On Sat, 1 Apr 1995 15:44:45 -0700 Bruce McFarling said:
>On Sat, 1 Apr 1995, Alan G. Isaac wrote:
>
>> This appears to be a fallacy of composition. The question
>> is whether a consumption tax will successfully tax
>> _individual_ stocks of wealth. (And in response to Bill,
>> the reason to do it this way is that I believe people
>> will be much better at hiding their wealth than in
>> hiding their consumption.) --Alan G. Isaac
>>

Bruce responded:
>	Why would that be the question?

Because, Bruce, this is the particular point on which we were
disagreeing. In any case, you have not indicated whether you
agree taht your claim involves a fallacy of composition?

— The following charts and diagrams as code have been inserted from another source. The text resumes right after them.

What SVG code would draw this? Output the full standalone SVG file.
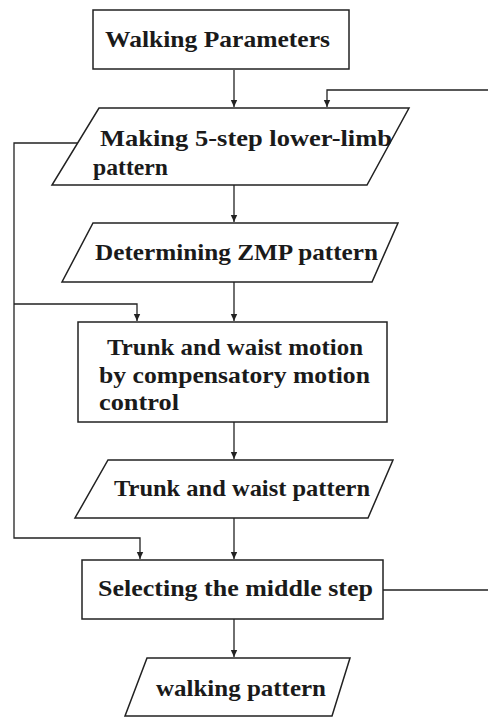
<svg xmlns="http://www.w3.org/2000/svg" width="488" height="718" viewBox="0 0 488 718">
<style>
.shape{fill:#fff;stroke:#222;stroke-width:1.5}
.conn{fill:none;stroke:#222;stroke-width:1.3}
.lbl{font-family:"Liberation Serif","Times New Roman",serif;font-weight:bold;font-size:23px;fill:#1a1a1a}
</style>
<defs>
<marker id="arr" markerUnits="userSpaceOnUse" markerWidth="8" markerHeight="8" refX="7" refY="4" orient="auto">
<path d="M0,0.8 L7,4 L0,7.2 z" fill="#222"/>
</marker>
</defs>
<rect width="488" height="718" fill="#fff"/>
<g id="connectors">
<path class="conn" d="M234,70 V107" marker-end="url(#arr)"/>
<path class="conn" d="M383,590 H492 V90 H327 V107" marker-end="url(#arr)"/>
<path class="conn" d="M234,185 V222" marker-end="url(#arr)"/>
<path class="conn" d="M78,143 H14 V538 H140 V559" marker-end="url(#arr)"/>
<path class="conn" d="M14,304 H137 V321" marker-end="url(#arr)"/>
<path class="conn" d="M234,282 V321" marker-end="url(#arr)"/>
<path class="conn" d="M234,422 V459" marker-end="url(#arr)"/>
<path class="conn" d="M234,518 V559" marker-end="url(#arr)"/>
<path class="conn" d="M234,619 V657" marker-end="url(#arr)"/>
</g>
<g id="walking-parameters">
<rect class="shape" x="93" y="10" width="256" height="59"/>
<text class="lbl" x="105" y="47" textLength="225" lengthAdjust="spacingAndGlyphs">Walking Parameters</text>
</g>
<g id="making-5-step">
<polygon class="shape" points="99,108 409,108 367,185 52,185"/>
<text class="lbl" x="100" y="146" textLength="292" lengthAdjust="spacingAndGlyphs">Making 5-step lower-limb</text>
<text class="lbl" x="93" y="175" textLength="75" lengthAdjust="spacingAndGlyphs">pattern</text>
</g>
<g id="determining-zmp">
<polygon class="shape" points="93,223 398,223 372,282 62,282"/>
<text class="lbl" x="95" y="260" textLength="283" lengthAdjust="spacingAndGlyphs">Determining ZMP pattern</text>
</g>
<g id="trunk-waist-motion">
<rect class="shape" x="78" y="322" width="309" height="100"/>
<text class="lbl" x="107" y="355" textLength="256" lengthAdjust="spacingAndGlyphs">Trunk and waist motion</text>
<text class="lbl" x="99" y="383" textLength="271" lengthAdjust="spacingAndGlyphs">by compensatory motion</text>
<text class="lbl" x="99" y="410" textLength="80" lengthAdjust="spacingAndGlyphs">control</text>
</g>
<g id="trunk-waist-pattern">
<polygon class="shape" points="108,460 393,460 368,518 75,518"/>
<text class="lbl" x="114" y="496" textLength="256" lengthAdjust="spacingAndGlyphs">Trunk and waist pattern</text>
</g>
<g id="selecting-middle-step">
<rect class="shape" x="82" y="560" width="301" height="59"/>
<text class="lbl" x="98" y="596" textLength="275" lengthAdjust="spacingAndGlyphs">Selecting the middle step</text>
</g>
<g id="walking-pattern">
<polygon class="shape" points="147,658 350,658 332,716 125,716"/>
<text class="lbl" x="156" y="696" textLength="170" lengthAdjust="spacingAndGlyphs">walking pattern</text>
</g>
</svg>
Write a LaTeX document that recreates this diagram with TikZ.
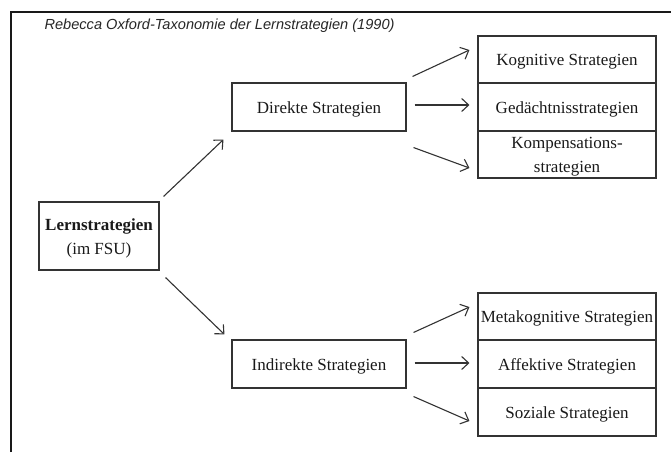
\documentclass[tikz,border=0pt]{standalone}
\usepackage{fontspec}
\setmainfont{Liberation Serif}
\newfontfamily\titlefont{Liberation Sans}
\usetikzlibrary{arrows.meta,calc}
\begin{document}
\begin{tikzpicture}[x=1pt,y=-1pt,
  box/.style={draw=black!80,line width=1.1pt,inner sep=0pt,
    text height=12pt,text depth=0pt,
    font=\fontsize{17}{24}\selectfont,text=black!90},
  twoline/.style={text depth=24pt},
  conn/.style={draw=black!80,line width=1.1pt,-{Straight Barb[length=7pt,width=13pt,line width=1.1pt]}},
  frameline/.style={draw=black!90,line width=1.8pt}]
\useasboundingbox (0,0) rectangle (671,452);
\draw[frameline] (11,452) -- (11,12) -- (671,12);
\node[anchor=west,font=\titlefont\itshape\fontsize{14.6}{16}\selectfont,text=black!85] (title) at (41,26) {Rebecca Oxford-Taxonomie der Lernstrategien (1990)};

\node[box,twoline,minimum width=120pt,minimum height=68pt] (lern) at (99,236) {\begin{tabular}[t]{@{}c@{}}\textbf{Lernstrategien}\\(im FSU)\end{tabular}};
\node[box,minimum width=174pt,minimum height=48pt] (direkt) at (319,107) {Direkte Strategien};
\node[box,minimum width=174pt,minimum height=48pt] (indirekt) at (319,364) {Indirekte Strategien};

\node[box,minimum width=178pt,minimum height=47pt] (kog) at (567,59.5) {Kognitive Strategien};
\node[box,minimum width=178pt,minimum height=48pt] (ged) at (567,107) {Gedächtnisstrategien};
\node[box,twoline,minimum width=178pt,minimum height=47pt] (komp) at (567,154.5) {\begin{tabular}[t]{@{}c@{}}Kompensations-\\strategien\end{tabular}};

\node[box,minimum width=178pt,minimum height=47pt] (meta) at (567,316.5) {Metakognitive Strategien};
\node[box,minimum width=178pt,minimum height=48pt] (aff) at (567,364) {Affektive Strategien};
\node[box,minimum width=178pt,minimum height=48pt] (soz) at (567,412) {Soziale Strategien};

\draw[conn] ($(lern.north east)+(4,-5)$) -- ($(direkt.south west)+(-8,8)$);
\draw[conn] ($(lern.south east)+(6,7)$) -- ($(indirekt.north west)+(-7,-5)$);

\draw[conn] ($(direkt.north east)+(6,-6)$) -- ($(kog.west)+(-8,-9.5)$);
\draw[conn] ($(direkt.east)+(8,-2)$) -- ($(ged.west)+(-8,-2)$);
\draw[conn] ($(direkt.south east)+(7,16)$) -- ($(komp.west)+(-8,13.5)$);

\draw[conn] ($(indirekt.north east)+(7,-7)$) -- ($(meta.west)+(-8,-9.5)$);
\draw[conn] ($(indirekt.east)+(8,-1)$) -- ($(aff.west)+(-8,-1)$);
\draw[conn] ($(indirekt.south east)+(7,8)$) -- ($(soz.west)+(-8,9)$);
\end{tikzpicture}
\end{document}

>If the question were permitted to
>be how to get a progressive tax system, I don't see what taxing stocks of
>wealth has to do with it.

The context, you will recall, was my assertion that one advantage
of a (modified) consumption tax over an income tax
is that it _also_ taxes wealth.

>	If the question were permitted to be how to tax stocks of wealth,
>then why not do as proposed by Carroll and ??? in _How Rich is Too Rich?_

I have no objection to this, but it is not adequate unless it is
implemented as a tax on total lifetime gifts. No one I know of
wants to try to do this, but if you don't you just get lot's of
tricky wealth transfers over time instead of a big one at death.

Again, an advantage of the consumption tax is that you don't
need to depend as much on individuals to correctly report
the measure you are attempting to tax.